What is required »
Exactly the lines from the line containing "Give me the Chart.js source for this chart." through the line containing "var yTicks = [0, 100, 200, 300, 400, 500, 600, 700];" are to be echoed, with both included and pictures left out.

━━━ Records for processing

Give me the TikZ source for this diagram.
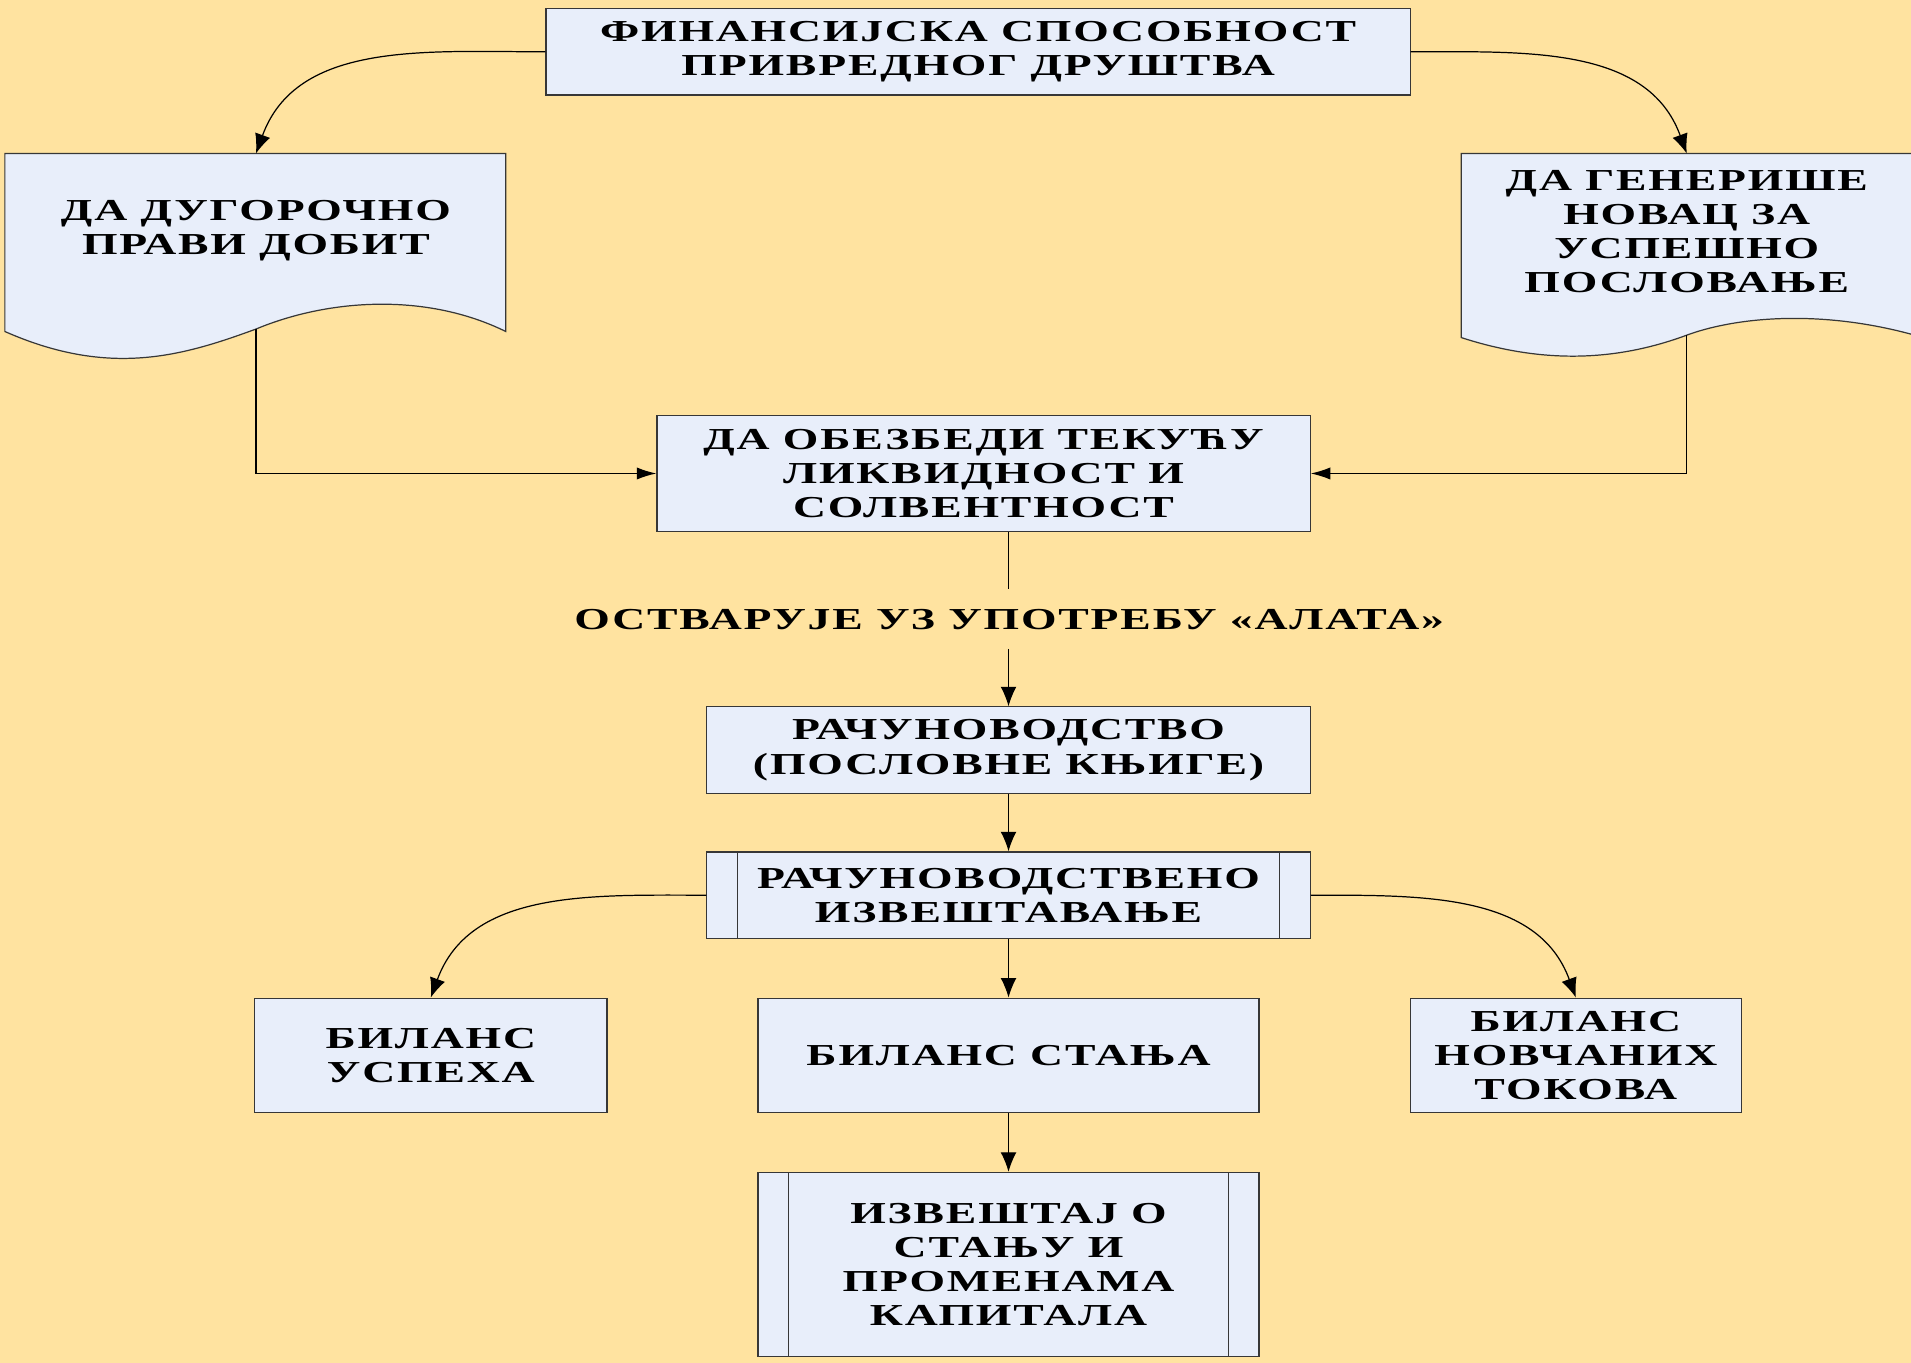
\documentclass[tikz,border=0pt]{standalone}
\usepackage{fontspec}
\setmainfont{Liberation Serif}[FakeStretch=1.5,LetterSpace=6]
\usetikzlibrary{arrows.meta,calc}
\definecolor{bg}{RGB}{255,227,160}
\definecolor{boxfill}{RGB}{232,238,250}
\definecolor{edge}{RGB}{55,55,55}
\begin{document}
\begin{tikzpicture}[x=0.5pt,y=-0.5pt,
  txt/.style={font=\bfseries\fontsize{12.5}{14}\selectfont, align=center, text=black, inner sep=0pt},
  boxstyle/.style={txt, draw=edge, fill=boxfill, line width=0.5pt},
  predef/.style={boxstyle, path picture={
     \draw[edge, line width=0.4pt] ([xshift=12.5pt]path picture bounding box.north west) -- ([xshift=12.5pt]path picture bounding box.south west);
     \draw[edge, line width=0.4pt] ([xshift=-12.5pt]path picture bounding box.north east) -- ([xshift=-12.5pt]path picture bounding box.south east);}},
  docshape/.style={draw=edge, fill=boxfill, line width=0.5pt},
  conn/.style={draw=black, line width=0.5pt},
  arr/.style={conn, -{Latex[length=8pt,width=6.5pt]}},
  harr/.style={conn, -{Latex[length=8pt,width=5pt]}}]
\useasboundingbox (0,0) rectangle (1568,1118);
\clip (0,0) rectangle (1568,1118);
\fill[bg] (0,0) rectangle (1568,1118);

% document shapes
\path[docshape] (4,126) -- (415,126) -- (415,272) .. controls (350,240) and (270,245) .. (210,270) .. controls (150,292) and (90,310) .. (4,272) -- cycle;
\coordinate (ldocT) at (210,126);
\coordinate (ldocB) at (210,270);
\path[docshape] (1199,126) -- (1620,126) -- (1620,292) .. controls (1520,250) and (1430,258) .. (1384,275) .. controls (1330,295) and (1270,300) .. (1199,277) -- cycle;
\coordinate (rdocT) at (1384,126);
\coordinate (rdocB) at (1384,275);

% nodes
\node[boxstyle, minimum width=354.5pt, minimum height=35.5pt] (top) at (802.5,42.5) {ФИНАНСИЈСКА СПОСОБНОСТ\\ПРИВРЕДНОГ ДРУШТВА};
\node[txt] (ldoc) at (210,189) {ДА ДУГОРОЧНО\\ПРАВИ ДОБИТ};
\node[txt] (rdoc) at (1384,190) {ДА ГЕНЕРИШЕ\\НОВАЦ ЗА\\УСПЕШНО\\ПОСЛОВАЊЕ};
\node[boxstyle, minimum width=268pt, minimum height=47.5pt] (mid) at (807,388.5) {ДА ОБЕЗБЕДИ ТЕКУЋУ\\ЛИКВИДНОСТ И\\СОЛВЕНТНОСТ};
\node[txt, minimum height=24pt] (lbl) at (828,508) {ОСТВАРУЈЕ УЗ УПОТРЕБУ «АЛАТА»};
\node[boxstyle, minimum width=247.5pt, minimum height=35.5pt] (rac) at (827.5,615.5) {РАЧУНОВОДСТВО\\(ПОСЛОВНЕ КЊИГЕ)};
\node[predef, minimum width=247.5pt, minimum height=35.5pt] (izv) at (827.5,734.5) {РАЧУНОВОДСТВЕНО\\ИЗВЕШТАВАЊЕ};
\node[boxstyle, minimum width=144.5pt, minimum height=47pt] (bu) at (353.5,866) {БИЛАНС\\УСПЕХА};
\node[boxstyle, minimum width=205.5pt, minimum height=47pt] (bs) at (827.5,866) {БИЛАНС СТАЊА};
\node[boxstyle, minimum width=136pt, minimum height=47pt] (bn) at (1293,866) {БИЛАНС\\НОВЧАНИХ\\ТОКОВА};
\node[predef, minimum width=205.5pt, minimum height=75.5pt] (izk) at (827.5,1037.5) {ИЗВЕШТАЈ О\\СТАЊУ И\\ПРОМЕНАМА\\КАПИТАЛА};

% connectors
\draw[arr] (top.west) to[out=180,in=70] (ldocT);
\draw[arr] (top.east) to[out=0,in=110] (rdocT);
\draw[harr] (ldocB) |- (mid.west);
\draw[harr] (rdocB) |- (mid.east);
\draw[conn] (mid.south -| rac.north) -- (lbl.north -| rac.north);
\draw[arr] (lbl.south -| rac.north) -- (rac.north);
\draw[arr] (rac) -- (izv);
\draw[arr] (izv.west) to[out=180,in=70] (bu.north);
\draw[arr] (izv.east) to[out=0,in=110] (bn.north);
\draw[arr] (izv) -- (bs);
\draw[arr] (bs) -- (izk);
\end{tikzpicture}
\end{document}
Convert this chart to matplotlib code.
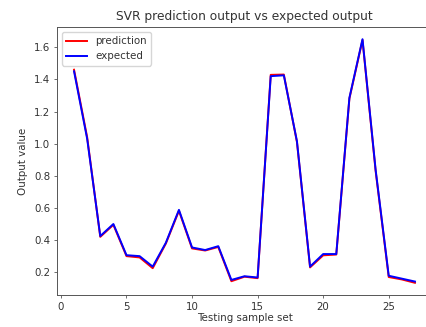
import numpy as np
import matplotlib
matplotlib.use("Agg")
import matplotlib.pyplot as plt

# test sample indices
samples = list(range(1, 28))

expected = [1.45, 1.03, 0.425, 0.50, 0.306, 0.30, 0.235, 0.383, 0.588, 0.354,
            0.338, 0.362, 0.152, 0.175, 0.167, 1.42, 1.425, 1.015, 0.235, 0.313,
            0.313, 1.285, 1.65, 0.838, 0.178, 0.16, 0.142]

prediction = [1.46, 1.04, 0.42, 0.495, 0.30, 0.292, 0.225, 0.378, 0.582, 0.348,
              0.335, 0.357, 0.144, 0.172, 0.163, 1.428, 1.43, 1.01, 0.23, 0.305,
              0.31, 1.28, 1.645, 0.83, 0.17, 0.155, 0.134]

W, H = 427, 327
fig = plt.figure(figsize=(W / 100, H / 100), dpi=100)
ax = fig.add_axes([57 / W, (H - 295) / H, (432 - 57) / W, (295 - 27) / H])

ax.plot(samples, prediction, color="red", linewidth=1.4, label="prediction")
ax.plot(samples, expected, color="blue", linewidth=1.4, label="expected")

txt = "#333333"
ax.set_title("SVR prediction output vs expected output", fontsize=8.8, color=txt, pad=5)
ax.set_xlabel("Testing sample set", fontsize=7.4, color=txt, labelpad=1)
ax.set_ylabel("Output value", fontsize=7.4, color=txt)
ax.tick_params(labelsize=7.4, length=2.5, width=0.6, pad=2.5, labelcolor=txt, color="#555555")
for s in ax.spines.values():
    s.set_linewidth(0.7)
    s.set_color("#555555")
leg = ax.legend(loc="upper left", fontsize=7.4, handlelength=2.0)
for t in leg.get_texts():
    t.set_color(txt)

fig.savefig("out.png", dpi=100)
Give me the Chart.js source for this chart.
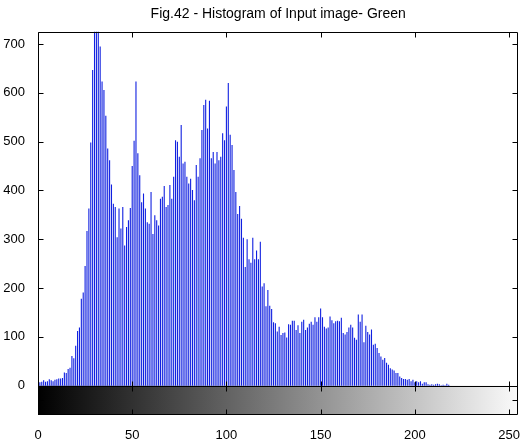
<!DOCTYPE html>
<html>
<head>
<meta charset="utf-8">
<script src="https://cdn.jsdelivr.net/npm/chart.js@4/dist/chart.umd.min.js"></script>
<style>html,body{margin:0;padding:0;background:#fff}</style>
</head>
<body>
<canvas id="hist" width="525" height="439"></canvas>
<script>
'use strict';

var titleText = 'Fig.42 - Histogram of Input image- Green';
var xTicks = [0, 50, 100, 150, 200, 250];
var yTicks = [0, 100, 200, 300, 400, 500, 600, 700];

// pixel counts per gray level 0..255
var counts = [
    5, 7, 8, 11, 8, 9, 13, 11, 9, 12,
    13, 15, 15, 16, 27, 26, 34, 37, 61, 56,
    82, 112, 119, 178, 191, 245, 317, 363, 498, 647,
    774, 794, 749, 695, 623, 606, 553, 486, 462, 412,
    373, 366, 304, 363, 322, 366, 287, 325, 339, 364,
    450, 502, 623, 476, 431, 376, 394, 363, 335, 332,
    397, 311, 349, 339, 328, 383, 387, 409, 366, 370,
    411, 383, 428, 503, 500, 469, 534, 455, 459, 428,
    414, 424, 401, 380, 452, 428, 466, 524, 575, 586,
    527, 584, 466, 479, 455, 479, 462, 469, 517, 503,
    572, 620, 514, 493, 442, 397, 352, 368, 342, 303,
    243, 300, 259, 252, 303, 259, 277, 259, 295, 203,
    210, 163, 196, 164, 157, 130, 128, 111, 121, 104,
    108, 109, 99, 126, 125, 133, 133, 114, 124, 108,
    131, 135, 114, 119, 127, 131, 125, 140, 131, 140,
    158, 140, 121, 117, 119, 142, 134, 128, 132, 133,
    132, 139, 108, 105, 110, 119, 125, 119, 98, 94,
    146, 131, 146, 89, 123, 110, 105, 115, 84, 86,
    77, 67, 60, 53, 57, 47, 43, 36, 33, 31,
    26, 26, 19, 16, 14, 14, 12, 14, 9, 12,
    7, 9, 7, 9, 4, 7, 7, 3, 2, 3,
    2, 3, 4, 3, 1, 2, 1, 4, 2, 0,
    0, 0, 0, 0, 0, 0, 0, 0, 0, 0,
    0, 0, 0, 0, 0, 0, 0, 0, 0, 0,
    0, 0, 0, 0, 0, 0, 0, 0, 0, 0,
    0, 0, 0, 0, 0, 0
];

var fontFamily = "'Liberation Sans', Arial, sans-serif";

// gray colorbar under the histogram, then black axes box with inward ticks
var matlabFrame = {
    id: 'matlabFrame',
    beforeDatasetsDraw: function(chart) {
        var c = chart.ctx, a = chart.chartArea;
        var y0 = chart.scales.y.getPixelForValue(0);
        var grad = c.createLinearGradient(a.left, 0, a.right, 0);
        grad.addColorStop(0, '#000');
        grad.addColorStop(1, '#fafafa');
        c.save();
        c.fillStyle = grad;
        c.fillRect(a.left, y0, a.right - a.left, a.bottom - y0);
        c.restore();
    },
    afterDraw: function(chart) {
        var c = chart.ctx, a = chart.chartArea;
        var xs = chart.scales.x, ys = chart.scales.y;
        var y0 = Math.round(ys.getPixelForValue(0)) + 0.5;
        var yMid = Math.round(ys.getPixelForValue(-30)) + 0.5;
        var L = Math.round(a.left) + 0.5, R = Math.round(a.right) - 0.5;
        var T = Math.round(a.top) + 0.5, B = Math.round(a.bottom) - 0.5;
        c.save();
        c.strokeStyle = '#000';
        c.lineWidth = 1;
        c.beginPath();
        c.moveTo(L, T); c.lineTo(R, T); c.lineTo(R, B); c.lineTo(L, B); c.lineTo(L, T);
        c.moveTo(L, y0); c.lineTo(R, y0);
        xTicks.forEach(function(v) {
            var x = Math.round(xs.getPixelForValue(v)) + 0.5;
            c.moveTo(x, T); c.lineTo(x, T + 5);
            c.moveTo(x, y0 - 5); c.lineTo(x, y0 + 5);
            c.moveTo(x, B); c.lineTo(x, B - 5);
        });
        yTicks.forEach(function(v) {
            var y = Math.round(ys.getPixelForValue(v)) + 0.5;
            c.moveTo(L, y); c.lineTo(L + 5, y);
            c.moveTo(R, y); c.lineTo(R - 5, y);
        });
        c.moveTo(L, yMid); c.lineTo(L + 5, yMid);
        c.moveTo(R, yMid); c.lineTo(R - 5, yMid);
        c.stroke();
        c.restore();
    }
};

var ctx = document.getElementById('hist').getContext('2d');
var histChart = new Chart(ctx, {
    type: 'bar',
    data: {
        datasets: [{
            data: counts.map(function(n, i) { return {x: i, y: n}; }),
            backgroundColor: '#1020e0',
            borderWidth: 0,
            inflateAmount: 0,
            barThickness: 1.1
        }]
    },
    options: {
        responsive: false,
        animation: false,
        layout: {padding: {left: 0, right: 4, top: 0, bottom: 0}},
        plugins: {
            legend: {display: false},
            tooltip: {enabled: false},
            title: {
                display: true,
                fullSize: false,
                text: titleText,
                color: '#000',
                font: {family: fontFamily, size: 14, weight: 'normal'},
                padding: {top: 6, bottom: 9}
            }
        },
        scales: {
            x: {
                type: 'linear',
                offset: false,
                min: 0,
                max: 255,
                grid: {display: false, offset: false},
                border: {display: false},
                afterBuildTicks: function(s) {
                    s.ticks = xTicks.map(function(v) { return {value: v}; });
                },
                afterFit: function(s) { s.height = 24; },
                ticks: {color: '#000', font: {family: fontFamily, size: 13}, padding: 5, maxRotation: 0, autoSkip: false}
            },
            y: {
                min: -60,
                max: 725,
                grid: {display: false},
                border: {display: false},
                afterBuildTicks: function(s) {
                    s.ticks = yTicks.map(function(v) { return {value: v}; });
                },
                afterFit: function(s) { s.width = 38; },
                ticks: {color: '#000', font: {family: fontFamily, size: 13}, padding: 5}
            }
        }
    },
    plugins: [matlabFrame]
});
</script>
</body>
</html>
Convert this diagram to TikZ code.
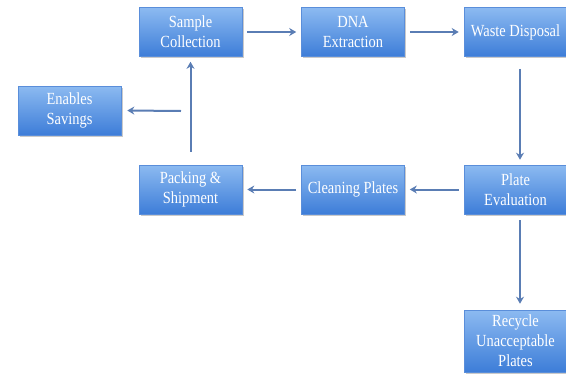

━━━━━━

Task result »
Give me the Chart.js source for this chart.
<!DOCTYPE html>
<html>
<head>
<meta charset="utf-8">
<script src="https://cdn.jsdelivr.net/npm/chart.js@4/dist/chart.umd.min.js"></script>
<style>html,body{margin:0;padding:0;background:#fff}</style>
</head>
<body>
<canvas id="hist" width="525" height="439"></canvas>
<script>
'use strict';

var titleText = 'Fig.42 - Histogram of Input image- Green';
var xTicks = [0, 50, 100, 150, 200, 250];
var yTicks = [0, 100, 200, 300, 400, 500, 600, 700];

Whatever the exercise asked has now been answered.